**SHORT EXERCISE**
Locate the line containing "Emit a Python" in the entries below, then retype it and every later line exactly, leaving out pictures.

**ENTRIES SHOWN**

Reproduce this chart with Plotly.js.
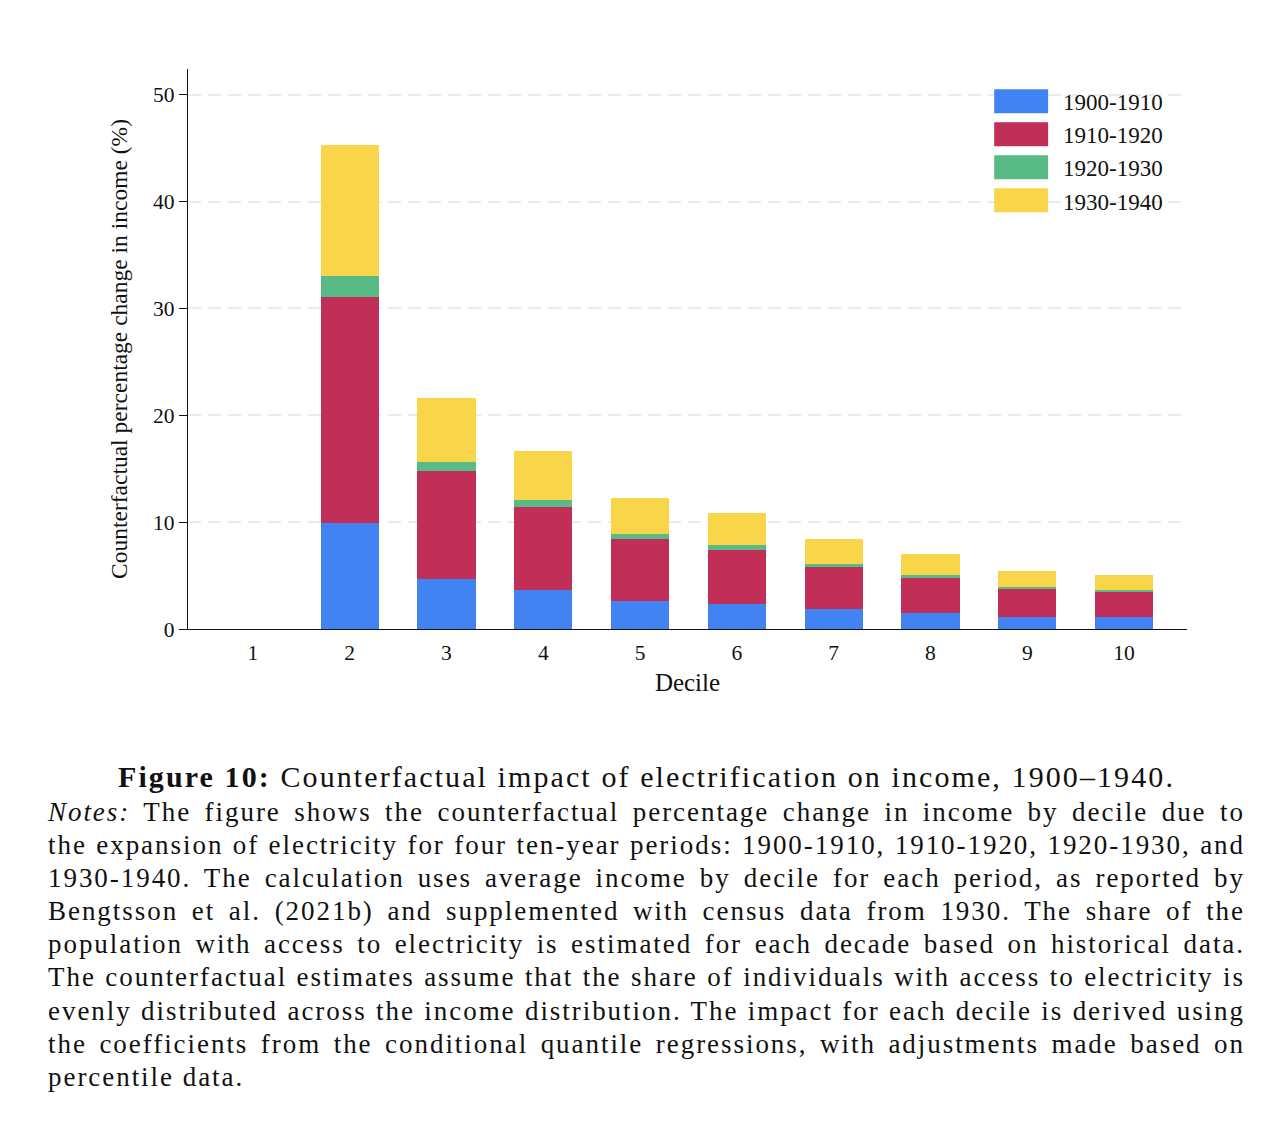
<!DOCTYPE html>
<html>
<head>
<meta charset="utf-8">
<script src="https://cdn.plot.ly/plotly-3.0.1.min.js"></script>
<style>
  html, body { margin: 0; padding: 0; background: #fff; }
  #chart { position: absolute; left: 0; top: 0; width: 1288px; height: 740px; }
  #caption { position: absolute; left: 48px; top: 758px; width: 1197px;
             font-family: "Liberation Serif", "Times New Roman", serif; color: #111; }
  #caption .title { text-align: center; font-size: 30px; line-height: 38px; white-space: nowrap; }
  #caption .ln { font-size: 27px; line-height: 33.1px; white-space: nowrap;
                 text-align: justify; text-align-last: justify; }
  #caption .ln.last { text-align-last: left; }
  #caption .measure { position: absolute; left: 0; top: 0; visibility: hidden; white-space: nowrap; width: auto; }
</style>
</head>
<body>
<div id="chart"></div>
<div id="caption"></div>
<script>
// ---- data ----
const deciles = [1, 2, 3, 4, 5, 6, 7, 8, 9, 10];
const p1900_1910 = [0, 9.9, 4.68, 3.62, 2.65, 2.37, 1.84, 1.50, 1.15, 1.10];
const p1910_1920 = [0, 21.2, 10.08, 7.77, 5.78, 5.06, 3.94, 3.31, 2.56, 2.36];
const p1920_1930 = [0, 1.9, 0.91, 0.72, 0.50, 0.44, 0.34, 0.25, 0.22, 0.19];
const p1930_1940 = [0, 12.25, 5.90, 4.53, 3.34, 2.99, 2.31, 1.96, 1.53, 1.41];
const seriesNames = ["1900-1910", "1910-1920", "1920-1930", "1930-1940"];
const seriesColors = ["#4283F4", "#C12F59", "#58BB85", "#F8D549"];
const yTicks = [0, 10, 20, 30, 40, 50];

const seriesValues = [p1900_1910, p1910_1920, p1920_1930, p1930_1940];
const serif = "Liberation Serif, Times New Roman, serif";

const traces = seriesValues.map((vals, i) => ({
  type: "bar",
  x: deciles,
  y: vals,
  name: seriesNames[i],
  marker: { color: seriesColors[i], line: { width: 0 } },
  width: 0.6,
  showlegend: false,
  hoverinfo: "x+y+name"
}));

// legend drawn as swatches + labels (paper coords)
const shapes = [];
const annotations = [];
const legX0 = 0.807, legX1 = 0.861, legTop = 0.964, legH = 0.043, legStep = 0.059;
seriesNames.forEach((nm, i) => {
  const top = legTop - i * legStep;
  shapes.push({ type: "rect", xref: "paper", yref: "paper",
    x0: legX0, x1: legX1, y0: top - legH, y1: top,
    fillcolor: seriesColors[i], line: { width: 0 } });
  annotations.push({ xref: "paper", yref: "paper", x: 0.874, y: top - legH / 2 - 0.003,
    xanchor: "left", yanchor: "middle", showarrow: false, text: nm,
    font: { family: serif, size: 23, color: "#111" } });
});

const layout = {
  width: 1288, height: 740,
  margin: { l: 188, r: 101, t: 69, b: 111 },
  paper_bgcolor: "#fff", plot_bgcolor: "#fff",
  barmode: "stack",
  bargap: 0.4,
  xaxis: {
    range: [0.33, 10.65],
    tickmode: "array", tickvals: deciles, ticktext: deciles.map(String),
    showline: true, linecolor: "#111", linewidth: 1.2,
    showgrid: false, zeroline: false, ticks: "",
    ticklabelstandoff: 4,
    tickfont: { family: serif, size: 21.5, color: "#111" },
    title: { text: "Decile", font: { family: serif, size: 25, color: "#111" }, standoff: 9 }
  },
  yaxis: {
    range: [0, 52.4],
    tickmode: "array", tickvals: yTicks, ticktext: yTicks.map(String),
    showline: true, linecolor: "#111", linewidth: 1.2,
    ticks: "outside", ticklen: 8, tickcolor: "#111", tickwidth: 1,
    showgrid: true, gridcolor: "#ebebeb", gridwidth: 2, griddash: "13px,7px",
    zeroline: false,
    tickfont: { family: serif, size: 21.5, color: "#111" },
    title: { text: "Counterfactual percentage change in income (%)",
             font: { family: serif, size: 23.5, color: "#111" }, standoff: 18 }
  },
  shapes: shapes,
  annotations: annotations,
  font: { family: serif, color: "#111" }
};

Plotly.newPlot("chart", traces, layout, { displayModeBar: false, staticPlot: true });

// ---- caption ----
const captionTitleBold = "Figure 10:";
const captionTitleRest = "Counterfactual impact of electrification on income, 1900–1940.";
const notesLines = [
  "The figure shows the counterfactual percentage change in income by decile due to",
  "the expansion of electricity for four ten-year periods: 1900-1910, 1910-1920, 1920-1930, and",
  "1930-1940. The calculation uses average income by decile for each period, as reported by",
  "Bengtsson et al. (2021b) and supplemented with census data from 1930. The share of the",
  "population with access to electricity is estimated for each decade based on historical data.",
  "The counterfactual estimates assume that the share of individuals with access to electricity is",
  "evenly distributed across the income distribution. The impact for each decile is derived using",
  "the coefficients from the conditional quantile regressions, with adjustments made based on",
  "percentile data."
];
const cap = document.getElementById("caption");
const t = document.createElement("div");
t.className = "title";
const b = document.createElement("b");
b.textContent = captionTitleBold;
t.appendChild(b);
t.appendChild(document.createTextNode(" " + captionTitleRest));
cap.appendChild(t);

const lineDivs = [];
notesLines.forEach((line, i) => {
  const d = document.createElement("div");
  d.className = "ln" + (i === notesLines.length - 1 ? " last" : "");
  if (i === 0) {
    const it = document.createElement("i");
    it.textContent = "Notes:";
    d.appendChild(it);
    d.appendChild(document.createTextNode(" " + line));
  } else {
    d.textContent = line;
  }
  cap.appendChild(d);
  lineDivs.push(d);
});

// width fitting: widen letters like Computer Modern so the tightest line fills the measure
function naturalWidth(el) {
  const m = el.cloneNode(true);
  m.className = el.className + " measure";
  cap.appendChild(m);
  const w = m.getBoundingClientRect().width;
  cap.removeChild(m);
  return w;
}
const target = 1197;
let ls = Infinity;
lineDivs.slice(0, -1).forEach(d => {
  const w = naturalWidth(d);
  const n = d.textContent.length;
  ls = Math.min(ls, (target - 8 - w) / n);
});
if (!isFinite(ls) || ls < 0) ls = 0;
lineDivs.forEach(d => { d.style.letterSpacing = ls + "px"; });
// title
const titleTarget = 1057;
const tw = naturalWidth(t);
let tls = (titleTarget - tw) / t.textContent.length;
if (!isFinite(tls) || tls < 0) tls = 0;
t.style.letterSpacing = tls + "px";
</script>
</body>
</html>
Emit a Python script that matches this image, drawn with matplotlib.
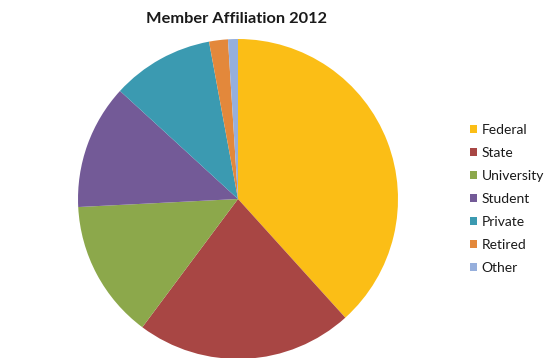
import matplotlib.pyplot as plt

# member counts share by affiliation, percent
labels = ["Federal", "State", "University", "Student", "Private", "Retired", "Other"]
shares = [38.3, 21.9, 14.0, 12.6, 10.3, 1.9, 1.0]
colors = ["#FBBE16", "#A84644", "#8CA84B", "#735A97", "#3B9AB1", "#E3883B", "#96AFDC"]

fig = plt.figure(figsize=(5.6, 3.58), dpi=100)

# pie placed so the circle sits left of the legend
ax = fig.add_axes([0.1393, -0.0028, 0.5714, 0.8939])
wedges, _ = ax.pie(shares, colors=colors, startangle=90, counterclock=False,
                   radius=1.0, wedgeprops=dict(linewidth=0))
ax.set_xlim(-1, 1)
ax.set_ylim(-1, 1)
ax.set_aspect("equal")
ax.axis("off")

fig.text(237 / 560, 1 - 19 / 358, "Member Affiliation 2012", ha="center", va="center",
         fontsize=11.8, fontweight="bold", family="Lato", color="#1a1a1a")

leg = fig.legend(wedges, labels, loc="center left", bbox_to_anchor=(470 / 560, 1 - 199 / 358),
                 frameon=False, prop={"family": "Lato", "size": 10},
                 handlelength=0.5, handleheight=0.5, handletextpad=0.35,
                 labelspacing=0.79, borderaxespad=0, borderpad=0)
for t in leg.get_texts():
    t.set_color("#1a1a1a")

fig.savefig("out.png", dpi=100)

**THE SOLUTION**
Emit a Python script that matches this image, drawn with matplotlib.
import matplotlib.pyplot as plt

# member counts share by affiliation, percent
labels = ["Federal", "State", "University", "Student", "Private", "Retired", "Other"]
shares = [38.3, 21.9, 14.0, 12.6, 10.3, 1.9, 1.0]
colors = ["#FBBE16", "#A84644", "#8CA84B", "#735A97", "#3B9AB1", "#E3883B", "#96AFDC"]

fig = plt.figure(figsize=(5.6, 3.58), dpi=100)

# pie placed so the circle sits left of the legend
ax = fig.add_axes([0.1393, -0.0028, 0.5714, 0.8939])
wedges, _ = ax.pie(shares, colors=colors, startangle=90, counterclock=False,
                   radius=1.0, wedgeprops=dict(linewidth=0))
ax.set_xlim(-1, 1)
ax.set_ylim(-1, 1)
ax.set_aspect("equal")
ax.axis("off")

fig.text(237 / 560, 1 - 19 / 358, "Member Affiliation 2012", ha="center", va="center",
         fontsize=11.8, fontweight="bold", family="Lato", color="#1a1a1a")

leg = fig.legend(wedges, labels, loc="center left", bbox_to_anchor=(470 / 560, 1 - 199 / 358),
                 frameon=False, prop={"family": "Lato", "size": 10},
                 handlelength=0.5, handleheight=0.5, handletextpad=0.35,
                 labelspacing=0.79, borderaxespad=0, borderpad=0)
for t in leg.get_texts():
    t.set_color("#1a1a1a")

fig.savefig("out.png", dpi=100)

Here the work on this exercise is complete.